La chambre criminelle semble, tout d’abord, imposer une sorte de « condition préalable » ou de « condition générale » consistant en la mise dans le débat de la circonstance aggravante soulevée par les juges, avant de lister trois conditions plus précises que sont l’information préalable du prévenu, la possibilité de s’expliquer sur la circonstance envisagée, et enfin, l’organisation de sa défense. En effet, elle énonce que l’adjonction d’une circonstance aggravante nouvelle n’est possible « qu’à la condition d’avoir été mise dans le débat [condition générale], de sorte que le prévenu en ait été préalablement avisé [1re sous-condition], qu’il soit invité à s’en expliquer [2e sous-condition] et qu’il lui soit permis d’organiser sa défense, au besoin en sollicitant un renvoi [3e sous-condition] ». Au-delà de la mise en débat, impliquant nécessairement – pour le seul prévenu comparant –, l’information préalable et la possibilité de s’expliquer, la chambre criminelle développe la condition auparavant nébuleuse tenant au fait que le prévenu soit mis « en mesure de se défendre ». En effet, elle vient préciser, par la troisième sous-condition, que le prévenu est en droit de demander un renvoi. Cette exigence permet d’assurer la conformité du régime applicable aux circonstances aggravantes avec la jurisprudence de la Cour de Strasbourg, qui exige que le prévenu dispose du temps nécessaire pour préparer sa défense.
La présente décision tente donc de clarifier, une fois pour toutes, le régime des circonstances aggravantes en matière de requalification devant les juridictions correctionnelles.
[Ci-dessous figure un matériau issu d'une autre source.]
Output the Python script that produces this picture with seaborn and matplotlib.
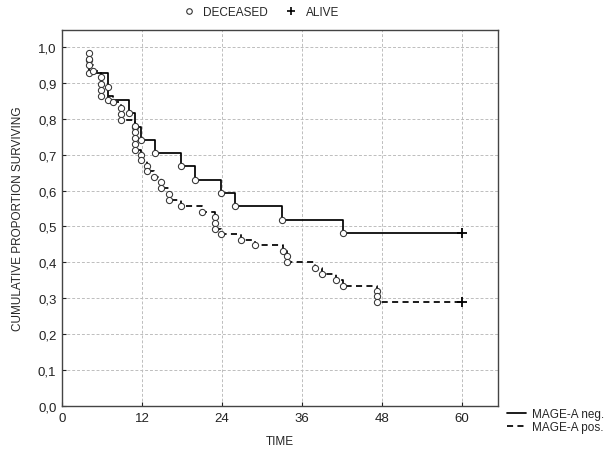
import numpy as np
import pandas as pd
import matplotlib
matplotlib.use('Agg')
import matplotlib.pyplot as plt
from matplotlib.lines import Line2D
from matplotlib.ticker import FixedLocator, FuncFormatter
import seaborn as sns

sns.set_theme(style='white')
plt.rcParams['font.family'] = ['Liberation Sans', 'DejaVu Sans']

# death times and survival after each death
neg_times = [4.0, 4.0, 6.9, 6.9, 10.0, 10.95, 11.85, 14.0, 17.9, 19.9, 23.8, 25.9, 33.0, 42.1]
neg_surv = [0.963, 0.926, 0.889, 0.852, 0.815, 0.778, 0.741, 0.704, 0.667, 0.630, 0.593, 0.556, 0.519, 0.481]

pos_times = [4.0, 4.0, 4.0, 4.7, 5.8, 5.8, 5.8, 5.8, 7.7, 8.9, 8.9, 8.9,
             10.9, 10.9, 10.9, 10.9, 10.9, 11.85, 11.85, 12.7, 12.7, 13.8,
             14.9, 14.9, 16.0, 16.0, 17.85, 21.0, 23.0, 23.0, 23.0, 23.9,
             26.9, 29.0, 33.2, 33.8, 33.8, 38.0, 39.0, 41.1, 42.1, 47.2, 47.2, 47.2]
pos_surv = [0.983, 0.967, 0.950, 0.932, 0.915, 0.898, 0.881, 0.864, 0.847, 0.830, 0.813, 0.797,
            0.780, 0.763, 0.746, 0.729, 0.712, 0.699, 0.686, 0.669, 0.655, 0.639,
            0.624, 0.608, 0.589, 0.573, 0.557, 0.540, 0.526, 0.510, 0.493, 0.478,
            0.463, 0.447, 0.433, 0.417, 0.400, 0.384, 0.367, 0.352, 0.335, 0.321, 0.306, 0.290]

end_time = 60
groups = ['MAGE-A neg.', 'MAGE-A pos.']


def step_frame(times, surv):
    # curve starts at the first event and runs to the end of follow-up
    t = list(times) + [end_time]
    s = list(surv) + [surv[-1]]
    return pd.DataFrame({'time': t, 'surv': s})


fig = plt.figure(figsize=(6.16, 4.52), dpi=100)
ax = fig.add_axes([62 / 616, 1 - 407 / 452, 436 / 616, 376 / 452])

styles = {'MAGE-A neg.': '-', 'MAGE-A pos.': (0, (3.5, 2.5))}
for name, times, surv in [(groups[0], neg_times, neg_surv), (groups[1], pos_times, pos_surv)]:
    d = step_frame(times, surv)
    sns.lineplot(data=d, x='time', y='surv', estimator=None, sort=False,
                 drawstyle='steps-post', color='black', linewidth=1.25,
                 linestyle=styles[name], ax=ax, zorder=3)
    ev = pd.DataFrame({'time': times, 'surv': surv})
    sns.scatterplot(data=ev, x='time', y='surv', marker='o', s=20, color='white',
                    edgecolor='#333333', linewidth=0.75, ax=ax, zorder=4)
    ax.plot([end_time], [surv[-1]], marker='+', color='black', markersize=6.5,
            markeredgewidth=1.3, linestyle='none', zorder=5)

ax.set_xlim(0, 65.4)
ax.set_ylim(0, 1.047)
ax.xaxis.set_major_locator(FixedLocator([0, 12, 24, 36, 48, 60]))
ax.yaxis.set_major_locator(FixedLocator(np.round(np.arange(0, 1.01, 0.1), 1)))
ax.yaxis.set_major_formatter(FuncFormatter(lambda v, p: f'{v:.1f}'.replace('.', ',')))
ax.grid(True, color='#bdbdbd', linestyle=(0, (3, 2)), linewidth=0.7)
ax.tick_params(axis='both', direction='in', length=3, width=0.8, labelsize=9.5,
               colors='#222222', bottom=True, left=True, pad=4)
for sp in ax.spines.values():
    sp.set_color('#444444')
    sp.set_linewidth(1.0)

ax.set_xlabel('TIME', fontsize=8.5, labelpad=8)
ax.set_ylabel('CUMULATIVE PROPORTION SURVIVING', fontsize=8.5, labelpad=10)

# top legend: event markers
top_handles = [
    Line2D([], [], marker='o', linestyle='none', markersize=4, markerfacecolor='white',
           markeredgecolor='#333333', markeredgewidth=0.8),
    Line2D([], [], marker='+', linestyle='none', markersize=5.5, color='black', markeredgewidth=1.2),
]
fig.legend(top_handles, ['DECEASED', 'ALIVE'], loc='center', bbox_to_anchor=(258 / 616, 1 - 13 / 452),
           ncol=2, frameon=False, fontsize=8.5, handletextpad=0.2, columnspacing=1.0)

# bottom-right legend: groups
grp_handles = [Line2D([], [], color='black', linewidth=1.25, linestyle=styles[g]) for g in groups]
fig.legend(grp_handles, groups, loc='upper left', bbox_to_anchor=(499 / 616, 1 - 401 / 452),
           frameon=False, fontsize=8.5, handlelength=1.6, handletextpad=0.5,
           labelspacing=0.1, borderpad=0.2)

fig.savefig('out.png', dpi=100)
plt.close()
Ainsi, qu’elles soient personnelles (à l’instar de la récidive, retenue dans la grande majorité des décisions en la matière) ou réelles (à l’instar de la bande organisée comme tel est le cas en l’espèce), les circonstances aggravantes ne sont qu’un élément accessoire au fait principal, ne nécessitant pas, pour être jugées, de recueillir l’accord exprès du prévenu. En réalité, qu’elle soit limitée aux faits de la prévention ou qu’elle repose sur des faits totalement distincts et nouveaux, l’adjonction d’une circonstance aggravante semble devoir répondre à une exigence affirmée : celle du respect des droits de la défense.